Begin with the first line below and retype each line exactly through the line containing "length=4, width=0.9, pad=12)". Any pictures are to be left out.

━━━ Record set ━━━

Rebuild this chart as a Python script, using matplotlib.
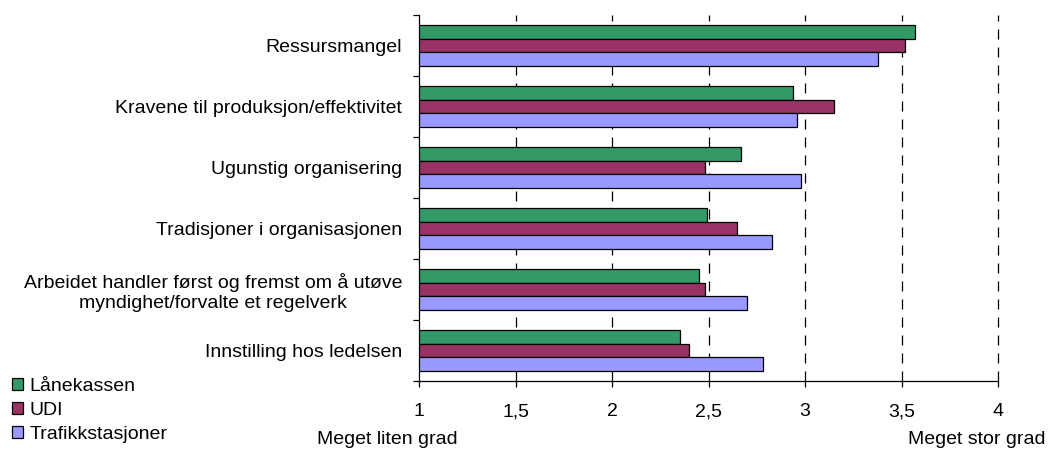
import matplotlib
matplotlib.use("Agg")
import matplotlib.pyplot as plt
from matplotlib.patches import Patch
import numpy as np

plt.rcParams["font.family"] = ["Liberation Sans", "DejaVu Sans"]

categories = [
    "Ressursmangel",
    "Kravene til produksjon/effektivitet",
    "Ugunstig organisering",
    "Tradisjoner i organisasjonen",
    "Arbeidet handler først og fremst om å utøve\nmyndighet/forvalte et regelverk",
    "Innstilling hos ledelsen",
]
series_names = ["Lånekassen", "UDI", "Trafikkstasjoner"]
lanekassen = [3.57, 2.94, 2.67, 2.49, 2.45, 2.35]
udi = [3.52, 3.15, 2.48, 2.65, 2.48, 2.40]
trafikk = [3.38, 2.96, 2.98, 2.83, 2.70, 2.78]
x_ticks = [1, 1.5, 2, 2.5, 3, 3.5, 4]
x_ticklabels = ["1", "1,5", "2", "2,5", "3", "3,5", "4"]

colors = ["#339966", "#993366", "#9999FF"]

W, H = 1049, 450
fig = plt.figure(figsize=(W / 100, H / 100), dpi=100)
ax = fig.add_axes([419 / W, 1 - 381 / H, (998 - 419) / W, (381 - 15) / H])

y = np.arange(len(categories))
bh = 0.222
for i, (vals, col, name) in enumerate(zip([lanekassen, udi, trafikk], colors, series_names)):
    ax.barh(y + (i - 1) * bh, np.array(vals) - 1, left=1, height=bh,
            color=col, edgecolor="black", linewidth=0.9, label=name, zorder=3)

ax.set_xlim(1, 4)
ax.set_ylim(len(categories) - 0.5, -0.5)

ax.set_xticks(x_ticks)
ax.set_xticklabels(x_ticklabels, fontsize=14)
ax.tick_params(axis="x", direction="out", length=4, width=0.9, pad=12)

ax.set_yticks(y)
ax.set_yticklabels(categories, fontsize=14, multialignment="center")
ax.set_yticks(np.arange(-0.5, len(categories)), minor=True)
ax.tick_params(axis="y", which="major", length=0, pad=12)
ax.tick_params(axis="y", which="minor", direction="out", length=4, width=0.9)

# dashed gridlines, the one at 4 sits on the axes edge so don't clip it
for xv in x_ticks[1:]:
    ax.axvline(xv, color="black", linestyle=(0, (8, 6.4)), linewidth=0.9,
               zorder=1, clip_on=False)

for side in ["top", "right"]:
    ax.spines[side].set_visible(False)
for side in ["left", "bottom"]:
    ax.spines[side].set_linewidth(0.9)

fig.text(387 / W, 1 - 439 / H, "Meget liten grad", fontsize=14, ha="center", va="center")
fig.text(1045 / W, 1 - 439 / H, "Meget stor grad", fontsize=14, ha="right", va="center")

handles = [Patch(facecolor=c, edgecolor="black", linewidth=0.9) for c in colors]
fig.legend(handles, series_names, loc="lower left", bbox_to_anchor=(0.0, -0.01),
           frameon=False, fontsize=14, handlelength=0.6, handleheight=0.6,
           handletextpad=0.3, labelspacing=0.35, borderaxespad=0.2)

fig.savefig("out.png", dpi=100)
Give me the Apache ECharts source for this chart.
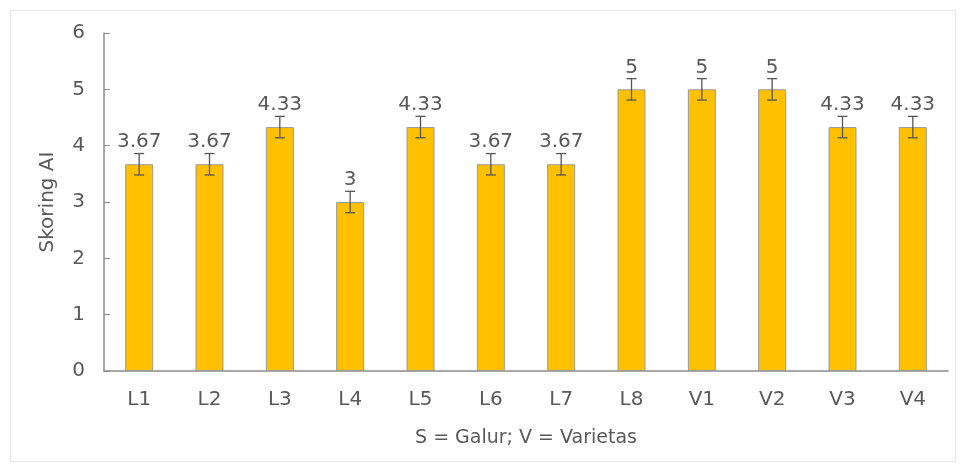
<!DOCTYPE html>
<html><head><meta charset="utf-8">
<script src="https://cdn.jsdelivr.net/npm/echarts@6/dist/echarts.min.js"></script>
<style>html,body{margin:0;padding:0;background:#fff}#c{width:965px;height:467px}
#frame{position:absolute;left:10px;top:10px;width:944px;height:450px;border:1px solid #e6e6e6;pointer-events:none}</style>
</head><body><div id="c"></div><div id="frame"></div>
<script>
const categories = ['L1','L2','L3','L4','L5','L6','L7','L8','V1','V2','V3','V4'];
const values = [3.67,3.67,4.33,3,4.33,3.67,3.67,5,5,5,4.33,4.33];
const errors = [0.19,0.19,0.19,0.19,0.19,0.19,0.19,0.19,0.19,0.19,0.19,0.19];
const yTicks = [0,1,2,3,4,5,6];

const chart = echarts.init(document.getElementById('c'));
const font = 'DejaVu Sans, sans-serif';
const txt = '#595959';
chart.setOption({
  animation:false,
  grid:{left:104,right:17,top:33,bottom:96},
  xAxis:{type:'category',data:categories,
    name:'S = Galur; V = Varietas',nameLocation:'middle',nameGap:58,
    nameTextStyle:{fontSize:19,color:txt,fontFamily:font},
    axisLine:{lineStyle:{color:'#8c8c8c',width:1.5}},
    axisTick:{inside:true,length:6,lineStyle:{color:'#8c8c8c'}},
    axisLabel:{fontSize:20,color:txt,fontFamily:font,margin:19}},
  yAxis:{type:'value',min:yTicks[0],max:yTicks[yTicks.length-1],interval:1,
    name:'Skoring AI',nameLocation:'middle',nameGap:46,
    nameTextStyle:{fontSize:20,color:txt,fontFamily:font},
    axisLine:{show:true,lineStyle:{color:'#8c8c8c',width:1.5}},
    axisTick:{show:true,inside:true,length:6,lineStyle:{color:'#8c8c8c'}},
    splitLine:{show:false},
    axisLabel:{fontSize:20,color:txt,fontFamily:font,margin:19}},
  series:[
    {type:'bar',data:values,barWidth:28,
     itemStyle:{color:'#FFC000',borderColor:'#9a9a9a',borderWidth:1},
     label:{show:true,position:'top',distance:12,fontSize:20,color:txt,fontFamily:font},
     z:2},
    {type:'custom',z:3,
     data:values.map((v,i)=>[i,v-errors[i],v+errors[i]]),
     renderItem:function(params,api){
       const lo=api.coord([api.value(0),api.value(1)]);
       const hi=api.coord([api.value(0),api.value(2)]);
       const w=5;const st={stroke:'#555',lineWidth:1.3};
       return {type:'group',children:[
         {type:'line',shape:{x1:lo[0],y1:lo[1],x2:hi[0],y2:hi[1]},style:st},
         {type:'line',shape:{x1:lo[0]-w,y1:lo[1],x2:lo[0]+w,y2:lo[1]},style:st},
         {type:'line',shape:{x1:hi[0]-w,y1:hi[1],x2:hi[0]+w,y2:hi[1]},style:st}
       ]};
     }}
  ]
});
</script></body></html>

━━━

● **Exercise answer**
Rebuild this chart as a Python script, using matplotlib.
import matplotlib
matplotlib.use("Agg")
import matplotlib.pyplot as plt
from matplotlib.patches import Patch
import numpy as np

plt.rcParams["font.family"] = ["Liberation Sans", "DejaVu Sans"]

categories = [
    "Ressursmangel",
    "Kravene til produksjon/effektivitet",
    "Ugunstig organisering",
    "Tradisjoner i organisasjonen",
    "Arbeidet handler først og fremst om å utøve\nmyndighet/forvalte et regelverk",
    "Innstilling hos ledelsen",
]
series_names = ["Lånekassen", "UDI", "Trafikkstasjoner"]
lanekassen = [3.57, 2.94, 2.67, 2.49, 2.45, 2.35]
udi = [3.52, 3.15, 2.48, 2.65, 2.48, 2.40]
trafikk = [3.38, 2.96, 2.98, 2.83, 2.70, 2.78]
x_ticks = [1, 1.5, 2, 2.5, 3, 3.5, 4]
x_ticklabels = ["1", "1,5", "2", "2,5", "3", "3,5", "4"]

colors = ["#339966", "#993366", "#9999FF"]

W, H = 1049, 450
fig = plt.figure(figsize=(W / 100, H / 100), dpi=100)
ax = fig.add_axes([419 / W, 1 - 381 / H, (998 - 419) / W, (381 - 15) / H])

y = np.arange(len(categories))
bh = 0.222
for i, (vals, col, name) in enumerate(zip([lanekassen, udi, trafikk], colors, series_names)):
    ax.barh(y + (i - 1) * bh, np.array(vals) - 1, left=1, height=bh,
            color=col, edgecolor="black", linewidth=0.9, label=name, zorder=3)

ax.set_xlim(1, 4)
ax.set_ylim(len(categories) - 0.5, -0.5)

ax.set_xticks(x_ticks)
ax.set_xticklabels(x_ticklabels, fontsize=14)
ax.tick_params(axis="x", direction="out", length=4, width=0.9, pad=12)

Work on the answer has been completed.